O filósofo Jean-Paul Sartre só acredita no humanismo que reage ao inferno, ainda que isso custe a própria vida. Reação ao inferno onde são colocados os mais necessitados e desfavorecidos da sociedade; reação a todo tipo de preconceito e indiferença; reação a toda espécie de injustiça que, por conta do lucro e da riqueza, explora as matas, expulsa seus habitantes e destrói os rios e o meio ambiente. Reação aos que, em “nome de Deus”, se dizem donos da verdade e da alma das pessoas. 

 

É preciso uma nova interpretação sobre a ressurreição dos mortos.

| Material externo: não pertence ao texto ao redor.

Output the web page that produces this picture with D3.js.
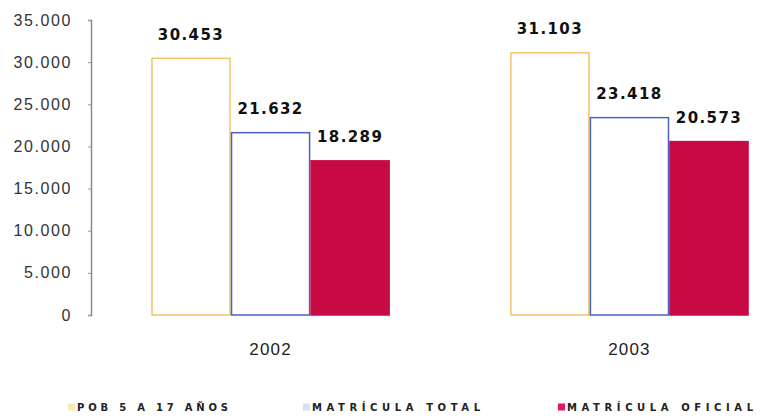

Os mortos são os que vivem neste mundo sem reação e conformados com o poder que lhes são impostos. Sem pretensão de heresia, me atrevo a dizer que Paulo é revisitado todas as vezes que a morte é ressignificada como lugar de reação da vida: “se os mortos não são ressuscitados, comamos e bebamos, porque amanhã morreremos” (1Cor. 15,32).

 

Para terminar, penso que é importante, confrontar os inimigos, arautos da destruição, principalmente os que habitam em nosso peito. É no confronto que aprendemos a dizer não e tomamos consciência de que todos somos irmãos e, por isso, dignos de direitos. Jesus, numa linda metáfora, disse: “se o grão de trigo cair na terra e não morrer, permanecerá só; mas se morrer produzirá muitos frutos” (Jo 12, 24). Nesta trilha, o sábio Chico Xavier resumiu em duas linhas o que eu tentei expor em todo o texto: “Gostaria de dizer para você que viva como quem sabe que vai morrer um dia, e que morra como quem soube viver direito”.